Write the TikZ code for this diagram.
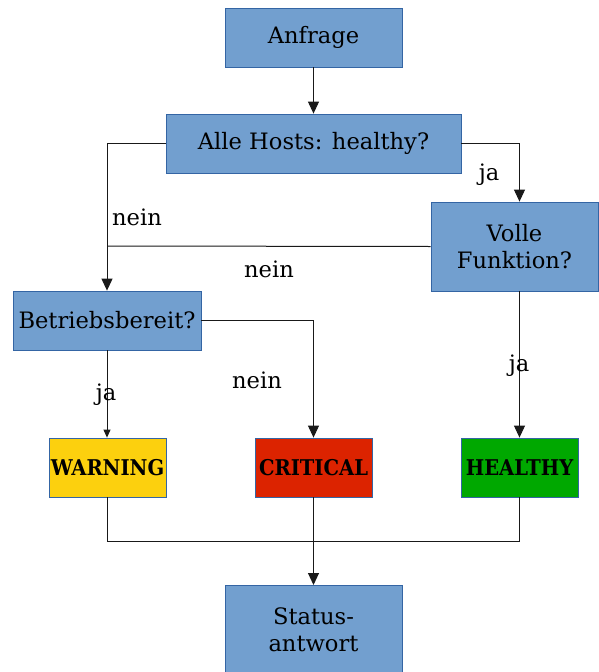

--------------------------------------------------

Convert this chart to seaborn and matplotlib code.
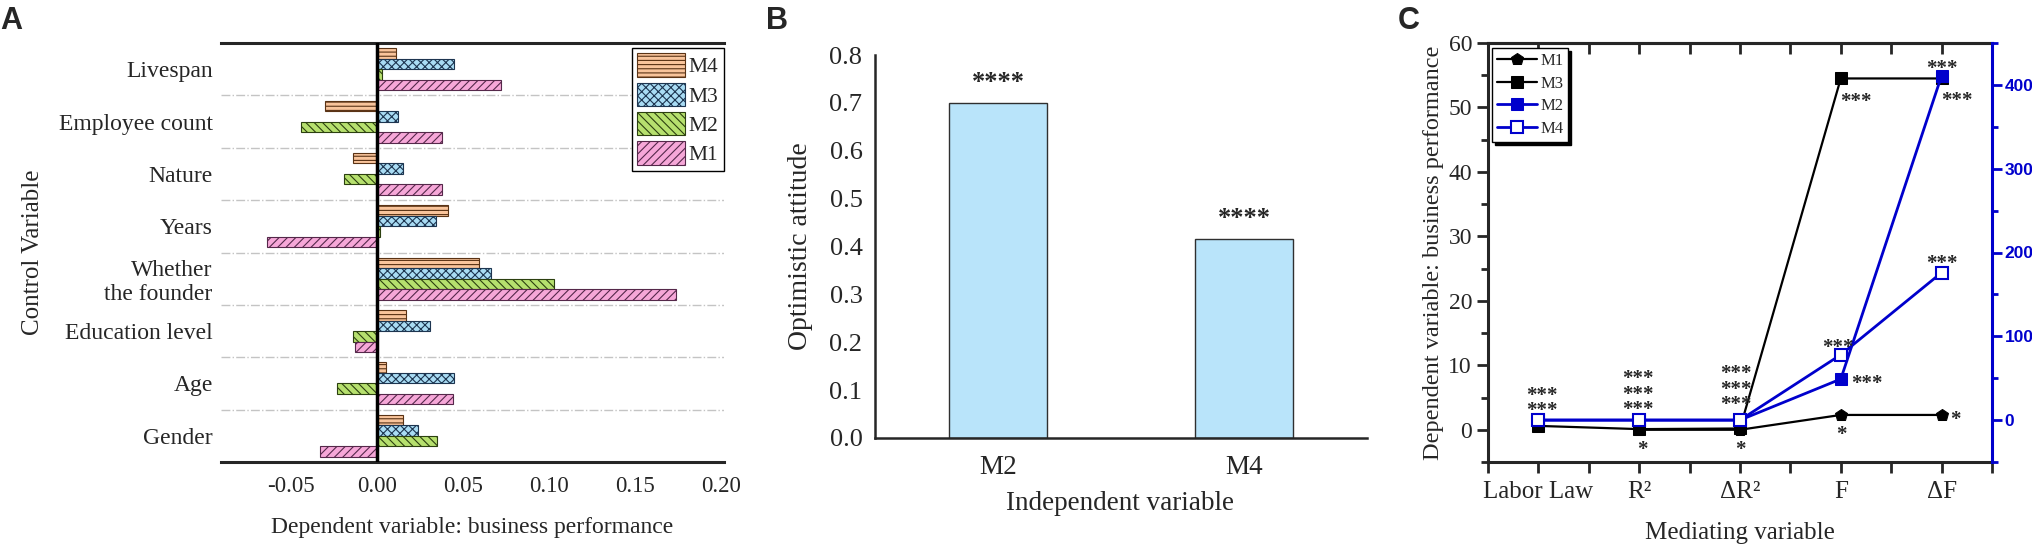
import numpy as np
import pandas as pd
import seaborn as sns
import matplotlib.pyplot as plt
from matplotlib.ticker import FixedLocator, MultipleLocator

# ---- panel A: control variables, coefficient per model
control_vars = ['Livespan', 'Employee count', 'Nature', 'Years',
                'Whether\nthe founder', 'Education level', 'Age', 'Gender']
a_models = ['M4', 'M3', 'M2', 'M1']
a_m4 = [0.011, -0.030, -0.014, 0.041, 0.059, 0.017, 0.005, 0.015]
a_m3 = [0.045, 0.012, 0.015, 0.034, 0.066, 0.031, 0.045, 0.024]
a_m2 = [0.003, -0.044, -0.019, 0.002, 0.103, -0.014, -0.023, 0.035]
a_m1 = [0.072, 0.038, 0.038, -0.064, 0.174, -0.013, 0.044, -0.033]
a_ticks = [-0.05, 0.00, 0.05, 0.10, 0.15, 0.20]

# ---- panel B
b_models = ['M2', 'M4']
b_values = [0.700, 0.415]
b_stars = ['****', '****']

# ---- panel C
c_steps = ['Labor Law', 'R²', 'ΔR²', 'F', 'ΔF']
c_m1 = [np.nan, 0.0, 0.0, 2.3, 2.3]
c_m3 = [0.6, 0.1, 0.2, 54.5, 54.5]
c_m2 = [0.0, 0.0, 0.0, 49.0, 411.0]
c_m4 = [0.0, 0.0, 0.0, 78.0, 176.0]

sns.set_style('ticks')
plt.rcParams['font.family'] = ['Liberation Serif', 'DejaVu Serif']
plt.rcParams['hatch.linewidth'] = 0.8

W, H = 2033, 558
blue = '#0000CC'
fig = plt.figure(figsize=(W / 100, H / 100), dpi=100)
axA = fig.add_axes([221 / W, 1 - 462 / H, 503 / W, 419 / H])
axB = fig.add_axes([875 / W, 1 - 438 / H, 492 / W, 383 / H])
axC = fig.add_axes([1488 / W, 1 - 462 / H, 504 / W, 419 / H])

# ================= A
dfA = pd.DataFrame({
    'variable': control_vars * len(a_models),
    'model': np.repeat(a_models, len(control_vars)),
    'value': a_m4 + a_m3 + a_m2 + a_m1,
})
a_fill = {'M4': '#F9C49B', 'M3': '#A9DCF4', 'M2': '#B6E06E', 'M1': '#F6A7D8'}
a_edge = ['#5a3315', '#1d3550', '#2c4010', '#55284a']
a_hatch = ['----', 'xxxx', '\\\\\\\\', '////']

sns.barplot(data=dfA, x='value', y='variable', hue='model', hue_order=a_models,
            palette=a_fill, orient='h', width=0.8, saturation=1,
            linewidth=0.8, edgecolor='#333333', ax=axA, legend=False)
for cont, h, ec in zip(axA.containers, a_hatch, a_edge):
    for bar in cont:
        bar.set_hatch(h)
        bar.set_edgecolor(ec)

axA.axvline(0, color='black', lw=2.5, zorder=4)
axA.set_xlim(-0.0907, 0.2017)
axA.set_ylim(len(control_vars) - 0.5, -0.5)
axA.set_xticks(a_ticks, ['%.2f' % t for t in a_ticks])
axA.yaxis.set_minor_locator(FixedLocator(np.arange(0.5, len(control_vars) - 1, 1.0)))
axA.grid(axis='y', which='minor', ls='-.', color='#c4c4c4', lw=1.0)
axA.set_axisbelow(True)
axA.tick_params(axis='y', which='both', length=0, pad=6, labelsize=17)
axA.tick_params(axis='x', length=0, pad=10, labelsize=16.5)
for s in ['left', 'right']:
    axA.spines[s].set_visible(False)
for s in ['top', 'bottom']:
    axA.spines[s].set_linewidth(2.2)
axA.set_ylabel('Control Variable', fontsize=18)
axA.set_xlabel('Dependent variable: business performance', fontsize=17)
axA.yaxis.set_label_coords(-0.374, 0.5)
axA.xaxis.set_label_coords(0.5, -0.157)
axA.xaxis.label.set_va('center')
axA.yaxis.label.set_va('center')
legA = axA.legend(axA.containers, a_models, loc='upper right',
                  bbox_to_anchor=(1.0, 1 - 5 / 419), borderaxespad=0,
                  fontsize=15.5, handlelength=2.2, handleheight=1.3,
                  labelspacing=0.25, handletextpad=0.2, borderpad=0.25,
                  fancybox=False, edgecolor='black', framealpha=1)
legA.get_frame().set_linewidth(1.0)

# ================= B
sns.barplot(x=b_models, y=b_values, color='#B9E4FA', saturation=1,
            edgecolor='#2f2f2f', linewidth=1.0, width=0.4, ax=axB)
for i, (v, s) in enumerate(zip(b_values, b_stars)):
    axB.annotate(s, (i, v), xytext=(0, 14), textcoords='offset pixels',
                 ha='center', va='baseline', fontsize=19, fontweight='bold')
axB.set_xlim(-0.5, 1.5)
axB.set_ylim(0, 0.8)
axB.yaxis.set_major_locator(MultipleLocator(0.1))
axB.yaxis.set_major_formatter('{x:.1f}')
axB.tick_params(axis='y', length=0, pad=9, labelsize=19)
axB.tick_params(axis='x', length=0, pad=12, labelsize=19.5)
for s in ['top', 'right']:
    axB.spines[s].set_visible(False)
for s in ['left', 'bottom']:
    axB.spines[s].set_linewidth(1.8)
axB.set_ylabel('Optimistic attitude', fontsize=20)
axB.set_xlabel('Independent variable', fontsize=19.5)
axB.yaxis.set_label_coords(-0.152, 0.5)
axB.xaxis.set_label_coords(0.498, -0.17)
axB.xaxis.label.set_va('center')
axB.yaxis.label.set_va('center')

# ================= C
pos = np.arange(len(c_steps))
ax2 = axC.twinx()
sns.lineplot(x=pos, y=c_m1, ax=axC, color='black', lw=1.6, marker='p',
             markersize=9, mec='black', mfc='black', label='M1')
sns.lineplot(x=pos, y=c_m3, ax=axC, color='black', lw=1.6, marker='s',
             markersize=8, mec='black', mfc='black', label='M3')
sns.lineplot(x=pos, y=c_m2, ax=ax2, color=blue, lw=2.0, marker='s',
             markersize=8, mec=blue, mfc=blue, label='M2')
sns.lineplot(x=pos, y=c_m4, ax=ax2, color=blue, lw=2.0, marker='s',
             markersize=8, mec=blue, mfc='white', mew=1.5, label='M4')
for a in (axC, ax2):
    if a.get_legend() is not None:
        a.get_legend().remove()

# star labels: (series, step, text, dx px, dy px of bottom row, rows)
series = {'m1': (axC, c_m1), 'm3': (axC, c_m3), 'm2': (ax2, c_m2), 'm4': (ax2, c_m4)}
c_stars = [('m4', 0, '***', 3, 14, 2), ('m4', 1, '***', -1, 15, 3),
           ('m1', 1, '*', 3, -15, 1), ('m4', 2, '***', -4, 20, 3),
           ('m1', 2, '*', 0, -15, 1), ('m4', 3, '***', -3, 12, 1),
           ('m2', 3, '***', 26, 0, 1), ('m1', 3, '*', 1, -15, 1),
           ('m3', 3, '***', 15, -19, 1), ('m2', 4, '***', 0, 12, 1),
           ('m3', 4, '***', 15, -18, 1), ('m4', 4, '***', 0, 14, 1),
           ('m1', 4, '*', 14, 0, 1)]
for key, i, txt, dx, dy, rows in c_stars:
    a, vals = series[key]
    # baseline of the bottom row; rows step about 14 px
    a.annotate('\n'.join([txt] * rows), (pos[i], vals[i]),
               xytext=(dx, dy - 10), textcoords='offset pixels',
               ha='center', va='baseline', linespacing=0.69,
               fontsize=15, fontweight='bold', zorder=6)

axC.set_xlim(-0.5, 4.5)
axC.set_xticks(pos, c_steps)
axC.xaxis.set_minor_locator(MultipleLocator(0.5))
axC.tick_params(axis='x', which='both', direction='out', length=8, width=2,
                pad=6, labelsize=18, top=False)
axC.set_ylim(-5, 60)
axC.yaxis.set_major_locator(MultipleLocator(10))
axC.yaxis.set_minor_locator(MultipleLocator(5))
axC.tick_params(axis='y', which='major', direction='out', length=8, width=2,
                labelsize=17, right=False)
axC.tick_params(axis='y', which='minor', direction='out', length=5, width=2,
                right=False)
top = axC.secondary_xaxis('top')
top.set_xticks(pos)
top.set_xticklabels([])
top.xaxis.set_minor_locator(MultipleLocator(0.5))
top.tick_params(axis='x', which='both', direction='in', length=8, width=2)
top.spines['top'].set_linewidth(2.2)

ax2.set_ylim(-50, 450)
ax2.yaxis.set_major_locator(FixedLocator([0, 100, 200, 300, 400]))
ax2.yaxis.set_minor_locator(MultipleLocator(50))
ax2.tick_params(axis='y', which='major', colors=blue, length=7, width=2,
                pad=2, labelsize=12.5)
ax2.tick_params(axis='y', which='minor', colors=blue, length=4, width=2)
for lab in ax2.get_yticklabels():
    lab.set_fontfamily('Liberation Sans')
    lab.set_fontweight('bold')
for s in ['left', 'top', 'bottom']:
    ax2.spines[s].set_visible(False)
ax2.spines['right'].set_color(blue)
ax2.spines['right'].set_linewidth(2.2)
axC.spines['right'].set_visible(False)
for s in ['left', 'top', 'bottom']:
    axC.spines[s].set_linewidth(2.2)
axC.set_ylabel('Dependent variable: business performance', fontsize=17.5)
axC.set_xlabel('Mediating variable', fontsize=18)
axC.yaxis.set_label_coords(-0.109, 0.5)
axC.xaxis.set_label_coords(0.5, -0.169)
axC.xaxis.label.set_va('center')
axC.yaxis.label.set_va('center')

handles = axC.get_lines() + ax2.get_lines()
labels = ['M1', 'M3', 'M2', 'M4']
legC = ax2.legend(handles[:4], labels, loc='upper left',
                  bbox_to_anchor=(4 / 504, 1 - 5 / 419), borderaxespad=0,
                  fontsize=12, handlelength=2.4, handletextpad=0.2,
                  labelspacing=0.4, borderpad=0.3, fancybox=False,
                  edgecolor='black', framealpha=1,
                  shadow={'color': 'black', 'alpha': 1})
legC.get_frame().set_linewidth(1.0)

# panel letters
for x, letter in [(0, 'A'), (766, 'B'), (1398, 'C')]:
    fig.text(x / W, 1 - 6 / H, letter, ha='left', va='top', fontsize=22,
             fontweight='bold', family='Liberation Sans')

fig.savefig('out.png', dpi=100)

--------------------------------------------------

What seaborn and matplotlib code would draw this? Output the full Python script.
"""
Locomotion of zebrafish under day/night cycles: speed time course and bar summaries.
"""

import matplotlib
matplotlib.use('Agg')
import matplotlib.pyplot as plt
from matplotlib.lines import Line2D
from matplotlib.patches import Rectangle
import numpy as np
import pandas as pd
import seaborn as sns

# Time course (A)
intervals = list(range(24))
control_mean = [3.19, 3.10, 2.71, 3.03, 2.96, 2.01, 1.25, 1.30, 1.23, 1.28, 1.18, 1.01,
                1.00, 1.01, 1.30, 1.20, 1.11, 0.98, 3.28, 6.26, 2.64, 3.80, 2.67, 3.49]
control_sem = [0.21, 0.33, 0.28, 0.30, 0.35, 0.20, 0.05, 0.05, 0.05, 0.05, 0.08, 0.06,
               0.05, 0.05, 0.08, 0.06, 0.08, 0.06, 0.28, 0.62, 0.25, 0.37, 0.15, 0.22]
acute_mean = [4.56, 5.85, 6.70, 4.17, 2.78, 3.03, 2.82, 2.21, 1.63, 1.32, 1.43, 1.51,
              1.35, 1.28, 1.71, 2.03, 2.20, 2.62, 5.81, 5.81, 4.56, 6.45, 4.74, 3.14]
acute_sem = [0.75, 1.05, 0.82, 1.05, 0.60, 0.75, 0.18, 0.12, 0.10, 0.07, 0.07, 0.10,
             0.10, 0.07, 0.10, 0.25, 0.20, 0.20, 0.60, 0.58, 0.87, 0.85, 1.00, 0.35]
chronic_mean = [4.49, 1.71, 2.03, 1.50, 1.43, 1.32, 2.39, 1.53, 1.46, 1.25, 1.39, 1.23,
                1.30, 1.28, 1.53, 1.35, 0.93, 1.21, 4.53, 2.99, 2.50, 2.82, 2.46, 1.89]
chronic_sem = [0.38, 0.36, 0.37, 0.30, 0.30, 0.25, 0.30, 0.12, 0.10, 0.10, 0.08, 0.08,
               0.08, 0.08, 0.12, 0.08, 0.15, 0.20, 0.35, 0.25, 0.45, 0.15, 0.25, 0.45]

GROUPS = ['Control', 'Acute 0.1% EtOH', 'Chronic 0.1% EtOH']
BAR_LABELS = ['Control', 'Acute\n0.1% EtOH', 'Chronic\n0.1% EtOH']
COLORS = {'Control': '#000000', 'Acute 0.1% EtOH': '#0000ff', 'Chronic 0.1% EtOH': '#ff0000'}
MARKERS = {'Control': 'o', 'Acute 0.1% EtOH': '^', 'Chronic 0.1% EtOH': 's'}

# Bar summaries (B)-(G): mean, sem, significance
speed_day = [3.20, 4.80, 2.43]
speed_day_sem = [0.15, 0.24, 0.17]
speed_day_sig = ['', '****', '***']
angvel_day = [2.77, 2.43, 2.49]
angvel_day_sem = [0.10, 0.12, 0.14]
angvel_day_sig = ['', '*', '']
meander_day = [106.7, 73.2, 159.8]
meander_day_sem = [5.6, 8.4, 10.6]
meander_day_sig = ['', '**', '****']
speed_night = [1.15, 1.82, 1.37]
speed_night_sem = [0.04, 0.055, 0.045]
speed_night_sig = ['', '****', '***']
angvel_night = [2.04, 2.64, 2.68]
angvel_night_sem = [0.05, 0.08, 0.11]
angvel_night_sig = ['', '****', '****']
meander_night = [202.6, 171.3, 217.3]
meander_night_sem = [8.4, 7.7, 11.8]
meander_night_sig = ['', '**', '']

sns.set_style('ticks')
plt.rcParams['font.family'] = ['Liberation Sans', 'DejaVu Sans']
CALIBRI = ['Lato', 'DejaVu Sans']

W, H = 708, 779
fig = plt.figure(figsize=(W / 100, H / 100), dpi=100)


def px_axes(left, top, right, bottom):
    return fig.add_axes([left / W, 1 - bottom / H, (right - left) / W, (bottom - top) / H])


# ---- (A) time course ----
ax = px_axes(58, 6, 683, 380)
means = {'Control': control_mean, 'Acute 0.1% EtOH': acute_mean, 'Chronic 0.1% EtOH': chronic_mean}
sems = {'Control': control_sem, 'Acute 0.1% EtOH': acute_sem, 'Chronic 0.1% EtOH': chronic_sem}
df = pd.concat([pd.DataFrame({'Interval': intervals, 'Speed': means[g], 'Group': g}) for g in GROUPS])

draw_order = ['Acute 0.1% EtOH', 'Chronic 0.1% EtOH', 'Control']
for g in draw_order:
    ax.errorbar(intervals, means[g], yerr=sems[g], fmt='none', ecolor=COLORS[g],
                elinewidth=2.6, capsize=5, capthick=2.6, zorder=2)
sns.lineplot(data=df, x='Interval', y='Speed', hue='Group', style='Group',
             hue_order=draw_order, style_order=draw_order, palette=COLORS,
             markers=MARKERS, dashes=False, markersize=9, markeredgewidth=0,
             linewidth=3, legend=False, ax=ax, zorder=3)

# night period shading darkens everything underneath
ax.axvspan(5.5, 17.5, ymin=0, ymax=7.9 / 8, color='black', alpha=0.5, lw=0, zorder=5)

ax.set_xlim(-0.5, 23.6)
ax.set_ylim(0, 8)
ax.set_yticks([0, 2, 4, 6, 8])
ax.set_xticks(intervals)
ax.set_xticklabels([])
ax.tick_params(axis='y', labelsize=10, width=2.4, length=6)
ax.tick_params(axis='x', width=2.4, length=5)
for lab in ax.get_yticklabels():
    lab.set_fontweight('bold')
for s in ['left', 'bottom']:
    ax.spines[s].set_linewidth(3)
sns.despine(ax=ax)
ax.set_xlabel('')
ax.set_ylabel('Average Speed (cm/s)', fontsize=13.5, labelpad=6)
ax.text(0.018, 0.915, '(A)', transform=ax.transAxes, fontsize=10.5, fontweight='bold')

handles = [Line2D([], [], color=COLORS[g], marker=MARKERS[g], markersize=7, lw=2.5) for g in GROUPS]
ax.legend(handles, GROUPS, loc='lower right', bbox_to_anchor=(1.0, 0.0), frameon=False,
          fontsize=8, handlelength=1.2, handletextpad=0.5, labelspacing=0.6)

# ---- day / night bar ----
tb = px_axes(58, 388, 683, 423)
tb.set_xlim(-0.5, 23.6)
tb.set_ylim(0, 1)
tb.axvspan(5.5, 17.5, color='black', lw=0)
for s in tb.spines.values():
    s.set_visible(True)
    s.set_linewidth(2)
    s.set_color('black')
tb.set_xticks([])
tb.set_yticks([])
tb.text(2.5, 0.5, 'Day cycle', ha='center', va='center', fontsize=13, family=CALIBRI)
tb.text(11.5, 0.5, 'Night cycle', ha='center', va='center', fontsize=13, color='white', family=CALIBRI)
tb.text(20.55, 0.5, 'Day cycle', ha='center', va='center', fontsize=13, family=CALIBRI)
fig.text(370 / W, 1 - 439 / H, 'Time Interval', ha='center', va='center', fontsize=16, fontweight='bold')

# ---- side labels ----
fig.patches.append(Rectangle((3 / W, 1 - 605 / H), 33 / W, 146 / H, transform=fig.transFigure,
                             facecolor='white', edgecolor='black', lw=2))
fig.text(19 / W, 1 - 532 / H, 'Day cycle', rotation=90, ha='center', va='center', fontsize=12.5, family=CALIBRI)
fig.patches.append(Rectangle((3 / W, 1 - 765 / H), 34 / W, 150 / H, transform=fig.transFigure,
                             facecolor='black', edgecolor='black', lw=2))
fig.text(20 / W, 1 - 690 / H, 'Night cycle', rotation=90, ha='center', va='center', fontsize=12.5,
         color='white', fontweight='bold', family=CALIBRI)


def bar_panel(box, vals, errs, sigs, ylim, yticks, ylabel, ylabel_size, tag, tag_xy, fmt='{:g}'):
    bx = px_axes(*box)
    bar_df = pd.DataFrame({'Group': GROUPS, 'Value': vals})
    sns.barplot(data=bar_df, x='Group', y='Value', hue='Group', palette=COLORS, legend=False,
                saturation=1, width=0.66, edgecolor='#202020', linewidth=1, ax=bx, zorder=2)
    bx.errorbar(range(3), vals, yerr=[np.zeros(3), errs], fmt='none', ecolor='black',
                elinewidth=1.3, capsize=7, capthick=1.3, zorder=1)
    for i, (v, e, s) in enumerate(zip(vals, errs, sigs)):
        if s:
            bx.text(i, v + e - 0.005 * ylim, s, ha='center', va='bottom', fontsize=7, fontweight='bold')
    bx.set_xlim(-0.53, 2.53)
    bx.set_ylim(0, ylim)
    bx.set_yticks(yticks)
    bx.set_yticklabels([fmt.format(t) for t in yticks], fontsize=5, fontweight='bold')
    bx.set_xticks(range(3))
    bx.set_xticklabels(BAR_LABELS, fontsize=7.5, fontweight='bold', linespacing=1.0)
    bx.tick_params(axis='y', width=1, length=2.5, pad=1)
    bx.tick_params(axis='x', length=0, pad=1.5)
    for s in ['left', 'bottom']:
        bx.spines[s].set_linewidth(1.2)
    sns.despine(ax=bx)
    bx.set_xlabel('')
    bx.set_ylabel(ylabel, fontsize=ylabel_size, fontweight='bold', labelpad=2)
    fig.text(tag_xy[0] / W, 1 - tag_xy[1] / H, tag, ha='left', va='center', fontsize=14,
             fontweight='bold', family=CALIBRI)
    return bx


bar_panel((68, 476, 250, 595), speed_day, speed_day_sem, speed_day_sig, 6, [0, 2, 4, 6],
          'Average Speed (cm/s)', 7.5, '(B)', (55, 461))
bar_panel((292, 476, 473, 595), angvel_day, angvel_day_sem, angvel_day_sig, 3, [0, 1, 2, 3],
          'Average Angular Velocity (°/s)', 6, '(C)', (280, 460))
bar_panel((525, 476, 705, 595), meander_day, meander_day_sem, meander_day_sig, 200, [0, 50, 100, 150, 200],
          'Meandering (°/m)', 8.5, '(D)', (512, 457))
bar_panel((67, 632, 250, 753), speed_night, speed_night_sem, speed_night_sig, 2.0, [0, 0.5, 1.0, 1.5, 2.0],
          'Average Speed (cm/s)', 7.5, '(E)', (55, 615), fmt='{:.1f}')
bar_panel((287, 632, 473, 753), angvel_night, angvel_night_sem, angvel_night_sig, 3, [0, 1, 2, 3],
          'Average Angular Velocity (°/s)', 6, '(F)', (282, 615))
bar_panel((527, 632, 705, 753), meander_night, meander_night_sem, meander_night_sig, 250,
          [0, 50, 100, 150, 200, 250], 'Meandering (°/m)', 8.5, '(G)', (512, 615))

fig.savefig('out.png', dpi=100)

--------------------------------------------------

**Work instructions:** Reproduce exactly the run of lines beginning with the one that contains "Convert this chart" and ending with the one that contains "from matplotlib.ticker import". Do not include pictures.

**Reply to the task:**
Convert this chart to seaborn and matplotlib code.
import numpy as np
import pandas as pd
import seaborn as sns
import matplotlib.pyplot as plt
from matplotlib.ticker import FixedLocator, MultipleLocator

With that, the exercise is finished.